Yesterday, the contractor came out and looked things over briefly. However, it is there policy to collect the deductible before they proceed. My husband informed them we just didn't have it to give him. So the contractor informed him that he couldn't help him until we were able to pay that and then he left.
At this point, I felt discouragement and frustration threatening to overtake me. Sometimes we just don't understand the trials of life. They don't make sense. I wonder why when God clearly knows my financial state, does He allow mess after mess to pile on top of each other till I feel as though I can't breathe. But then, ever so softly I am reminded of what we prayed Saturday night, that this house belongs to God and we gave it to Him to take care of. So if I am placing this mess at His feet, I need to quit worrying and stressing over it. God promises remain true and I need to continue believing and trusting. God has the ultimate say in everything....even with the insurance company. So I continue to seek God and pray for wisdom as we make decisions and move forward.

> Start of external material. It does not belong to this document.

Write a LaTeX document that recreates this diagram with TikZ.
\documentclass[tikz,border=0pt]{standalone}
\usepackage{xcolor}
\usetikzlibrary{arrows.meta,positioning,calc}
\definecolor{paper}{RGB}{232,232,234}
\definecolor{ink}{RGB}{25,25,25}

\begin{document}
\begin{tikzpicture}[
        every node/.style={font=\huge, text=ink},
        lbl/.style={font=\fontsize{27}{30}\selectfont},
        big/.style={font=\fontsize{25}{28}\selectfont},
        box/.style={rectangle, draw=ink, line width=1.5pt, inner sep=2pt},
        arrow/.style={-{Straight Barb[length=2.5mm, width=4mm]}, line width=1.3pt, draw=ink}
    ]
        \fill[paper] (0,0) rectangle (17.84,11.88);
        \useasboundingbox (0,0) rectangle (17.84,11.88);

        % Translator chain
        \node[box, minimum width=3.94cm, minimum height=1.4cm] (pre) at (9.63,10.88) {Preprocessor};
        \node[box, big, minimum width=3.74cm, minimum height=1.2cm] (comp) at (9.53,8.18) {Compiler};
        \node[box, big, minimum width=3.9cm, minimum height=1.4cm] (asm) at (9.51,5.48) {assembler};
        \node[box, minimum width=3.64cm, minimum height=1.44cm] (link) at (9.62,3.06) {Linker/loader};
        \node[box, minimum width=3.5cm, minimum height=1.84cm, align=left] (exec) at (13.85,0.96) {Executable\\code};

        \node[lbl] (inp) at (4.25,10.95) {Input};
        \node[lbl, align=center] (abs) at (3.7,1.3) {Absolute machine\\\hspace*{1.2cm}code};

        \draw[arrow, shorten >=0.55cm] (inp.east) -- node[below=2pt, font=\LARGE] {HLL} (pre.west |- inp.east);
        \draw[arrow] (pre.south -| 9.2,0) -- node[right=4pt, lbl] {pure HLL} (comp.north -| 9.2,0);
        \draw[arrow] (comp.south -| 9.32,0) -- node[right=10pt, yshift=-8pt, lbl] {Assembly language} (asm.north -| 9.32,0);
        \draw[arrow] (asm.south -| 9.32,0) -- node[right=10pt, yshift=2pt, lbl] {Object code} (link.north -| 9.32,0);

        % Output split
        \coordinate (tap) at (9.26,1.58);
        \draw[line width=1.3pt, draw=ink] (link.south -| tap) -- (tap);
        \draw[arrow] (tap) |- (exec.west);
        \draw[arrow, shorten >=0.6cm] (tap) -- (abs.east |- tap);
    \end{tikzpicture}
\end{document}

Many times throughout our lives, we are tested. We are tested by fire. That fire is life's trials and tribulations. We all have them. What do we do in these trials? We have two choices. You either cling to God with everything you have even if it only be a fingertip or you give up the fight and refuse to allow God to work in His time, in His perfect way by shutting Him out of your heart. I am determined to hold on and let Him mold me into what He created me to be, however painful it may be. The glorious treasure of knowing God more intimately that is there waiting at the end of the suffering is what keeps me going day after day.
1 comment:
Oh my goodness!! I am so sorry!
It sounds like you are handling it the only right way: HIS way; Just trusting, holding on, praying.